Вот среди бесконечной толпы идет какой-то человек, смотрит на меня, улыбается и называет меня по имени - Исаак. Да, именно так меня зовут Исаак. Я прекрасно знаю, что это мое имя. Мы идет вместе с ним пропустить стаканчик-другой в трактир, устроенный в каком-то старом доме. Я знаю это место, и трактир, и прислугу. Завидев меня, все приветствуют меня с улыбкой, которая выдает давнее знакомство. Мой приятель Дакран рассказывает мне о женщине, которую он купил на невольничьем рынке, о запахе ее пота, о ее пышных бедрах. Я смеюсь и пью; нам подают жареное мясо с пряностями, и мой приятель говорит мне: "Попробуй эти пряности, они преотличные, их привезли из Басры!"

И вдруг у входа в трактир слышится звон щита, кольчуги и оружия, затем крик, приглушенный стон и чьи-то быстрые шаги.

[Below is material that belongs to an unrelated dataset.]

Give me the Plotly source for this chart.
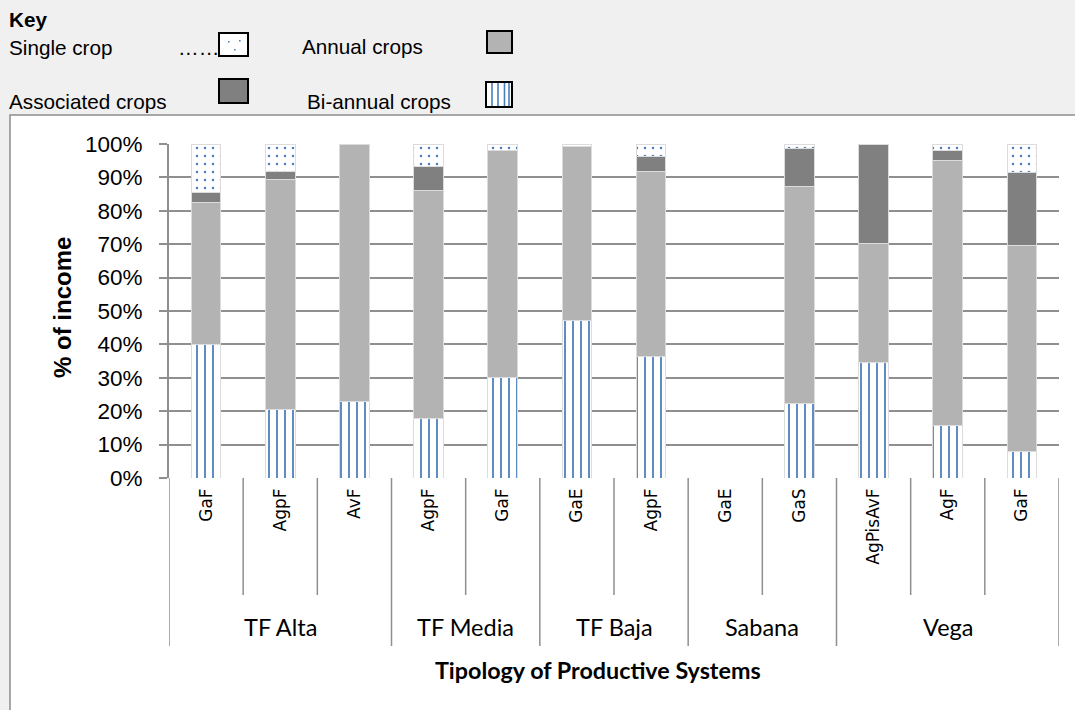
import plotly.graph_objects as go

# ---------------- data ----------------
groups = ["TF Alta", "TF Alta", "TF Alta", "TF Media", "TF Media", "TF Baja", "TF Baja",
          "Sabana", "Sabana", "Vega", "Vega", "Vega"]
systems = ["GaF", "AgpF", "AvF", "AgpF", "GaF", "GaE", "AgpF", "GaE", "GaS", "AgPisAvF", "AgF", "GaF"]

bi_annual = [40.0, 20.4, 22.8, 17.7, 30.1, 47.3, 36.5, 0, 22.4, 34.6, 15.7, 7.8]
annual = [42.4, 69.1, 77.2, 68.5, 67.9, 52.1, 55.3, 0, 64.8, 35.7, 79.3, 61.7]
associated = [3.2, 2.2, 0, 7.0, 0, 0, 4.4, 0, 11.5, 29.7, 3.2, 22.1]
single = [14.4, 8.3, 0, 6.8, 2.0, 0.6, 3.8, 0, 1.3, 0, 1.8, 8.4]

y_ticks = [0, 10, 20, 30, 40, 50, 60, 70, 80, 90, 100]
y_ticktext = [f"{v}%" for v in y_ticks]

# ---------------- styling ----------------
BLUE = "#4a7ebb"
ANNUAL = "#b3b3b3"
ASSOC = "#808080"
GRID = "#8f8f8f"
W, H = 1075, 710
L, R, T, B = 169, 1059, 144, 478


def px(x):
    return (x - L) / (R - L)


def py(y):
    return (B - y) / (B - T)


xs = list(range(len(systems)))
bar_line = dict(color="#dcdcdc", width=1)

fig = go.Figure()
fig.add_trace(go.Bar(x=xs, y=bi_annual, name="Bi-annual crops", width=0.4,
                     marker=dict(color="white", line=bar_line,
                                 pattern=dict(shape="|", fgcolor=BLUE, bgcolor="white",
                                              size=8, solidity=0.22, fillmode="replace"))))
fig.add_trace(go.Bar(x=xs, y=annual, name="Annual crops", width=0.4,
                     marker=dict(color=ANNUAL, line=bar_line)))
fig.add_trace(go.Bar(x=xs, y=associated, name="Associated crops", width=0.4,
                     marker=dict(color=ASSOC, line=bar_line)))
fig.add_trace(go.Bar(x=xs, y=single, name="Single crop", width=0.4,
                     marker=dict(color="white", line=bar_line,
                                 pattern=dict(shape=".", fgcolor=BLUE, bgcolor="white",
                                              size=8, solidity=0.08, fillmode="replace"))))

shapes = []
# white chart box
shapes.append(dict(type="rect", xref="paper", yref="paper", layer="below",
                   x0=px(10), x1=px(1085), y0=py(720), y1=py(115),
                   fillcolor="white", line=dict(color="#8c8c8c", width=1.5)))

# category separators
bounds = [0]
for i in range(1, len(groups)):
    if groups[i] != groups[i - 1]:
        bounds.append(i)
bounds.append(len(groups))
for i in range(len(systems) + 1):
    long = i in bounds
    shapes.append(dict(type="line", xref="x", yref="paper", x0=i - 0.5, x1=i - 0.5,
                       y0=0, y1=py(646) if long else py(595),
                       line=dict(color=GRID, width=1.5)))

# legend boxes
def box(x0, x1, y0, y1, fill):
    shapes.append(dict(type="rect", xref="paper", yref="paper",
                       x0=px(x0), x1=px(x1), y0=py(y1), y1=py(y0),
                       fillcolor=fill, line=dict(color="black", width=2)))

box(219, 248, 33, 56, "white")
for (dx, dy) in [(228, 41), (239, 40), (234, 49)]:
    shapes.append(dict(type="rect", xref="paper", yref="paper",
                       x0=px(dx), x1=px(dx + 1.6), y0=py(dy + 1.6), y1=py(dy),
                       fillcolor=BLUE, line=dict(width=0)))
box(487, 512, 31, 53, ANNUAL)
box(219, 248, 79, 103, ASSOC)
box(486, 512, 82, 107, "white")
for lx in [492, 498, 504.5, 509]:
    shapes.append(dict(type="line", xref="paper", yref="paper",
                       x0=px(lx), x1=px(lx), y0=py(106), y1=py(83),
                       line=dict(color=BLUE, width=1.6)))

ann = []
LEG_FONT = dict(family="Liberation Sans, Arial", size=20.7, color="black")


def text(x, y, s, font, xanchor="left", **kw):
    ann.append(dict(xref="paper", yref="paper", x=px(x), y=py(y), text=s,
                    showarrow=False, xanchor=xanchor, yanchor="middle", font=font, **kw))

text(7, 20, "<b>Key</b>", LEG_FONT)
text(7, 47, "Single crop", LEG_FONT)
text(176, 47, "……", LEG_FONT)
text(300, 46, "Annual crops", LEG_FONT)
text(7, 101, "Associated crops", LEG_FONT)
text(305, 101, "Bi-annual crops", LEG_FONT)

# group labels
GROUP_FONT = dict(family="Lato, Open Sans", size=23.5, color="black")
for g0, g1 in zip(bounds[:-1], bounds[1:]):
    ann.append(dict(xref="x", yref="paper", x=(g0 + g1 - 1) / 2, y=py(627), text=groups[g0],
                    showarrow=False, xanchor="center", yanchor="middle", font=GROUP_FONT))

# axis titles
text(598, 670, "<b>Tipology of Productive Systems</b>",
     dict(family="Lato, Open Sans", size=23.3, color="black"), xanchor="center")
ann.append(dict(xref="paper", yref="paper", x=px(62), y=py(308), text="<b>% of income</b>",
                showarrow=False, textangle=-90, xanchor="center", yanchor="middle",
                font=dict(family="Liberation Sans, Arial", size=24, color="black")))

fig.update_layout(
    width=W, height=H, barmode="stack", showlegend=False,
    paper_bgcolor="#f0f0f0", plot_bgcolor="rgba(0,0,0,0)",
    margin=dict(l=L, r=W - R, t=T, b=H - B, pad=0),
    shapes=shapes, annotations=ann,
    xaxis=dict(range=[-0.5, len(systems) - 0.5], tickmode="array", tickvals=xs, ticktext=systems,
               tickangle=-90, ticks="", showgrid=False, showline=False, zeroline=False,
               tickfont=dict(family="DejaVu Sans, Verdana", size=17, color="black"),
               ticklabelstandoff=6, fixedrange=True),
    yaxis=dict(range=[0, 100], tickmode="array", tickvals=y_ticks, ticktext=y_ticktext,
               showgrid=True, gridcolor=GRID, gridwidth=2, zeroline=False,
               showline=True, linecolor=GRID, linewidth=2,
               ticks="outside", ticklen=8, tickcolor=GRID, tickwidth=2,
               ticklabelstandoff=12,
               tickfont=dict(family="Liberation Sans, Arial", size=22.5, color="black"),
               fixedrange=True),
)

fig.write_html("out.html", config={"displayModeBar": False},
               post_script="document.body.style.margin='0';document.body.style.padding='0';"
                           "document.body.style.overflow='hidden';")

Мы встаем, слегка пошатываясь. У двери испускает дух воин с перерезанным горлом. Я отнимаю руку, обагренную кровью, и вижу прямо перед собой вооруженного до зубов воина, который говорит мне: "Проклятый Исаак! Убийца! С твоих рук капает кровь!" Я оглядываюсь: мой спутник убежал, спасая свою шкуру.

- Проклятый Исаак! Торговец ядом! Ты - само проклятье для жителей Багдада.

- Друг мой, да смилуется над тобой Аллах, я торгую не ядами, а лекарственными растениями.

- Лекарственными растениями или же талисманами и заклинаниями? Неверный! Нечестивец!

- Я не занимаюсь чародейством; оставь меня, да смилуется над тобой Господь! Я - чужестранец, перс, я не из этих краев.

- Сегодня же вечером ты, перс-чужестранец, погостишь в тюрьме, а завтра предстанешь перед великим справедливым судьей, а послезавтра, если позволит Аллах, тебя зароют в землю!

- Клянусь Богом, я невиновен.

- Именем какого Бога, клянешься ты, неверный?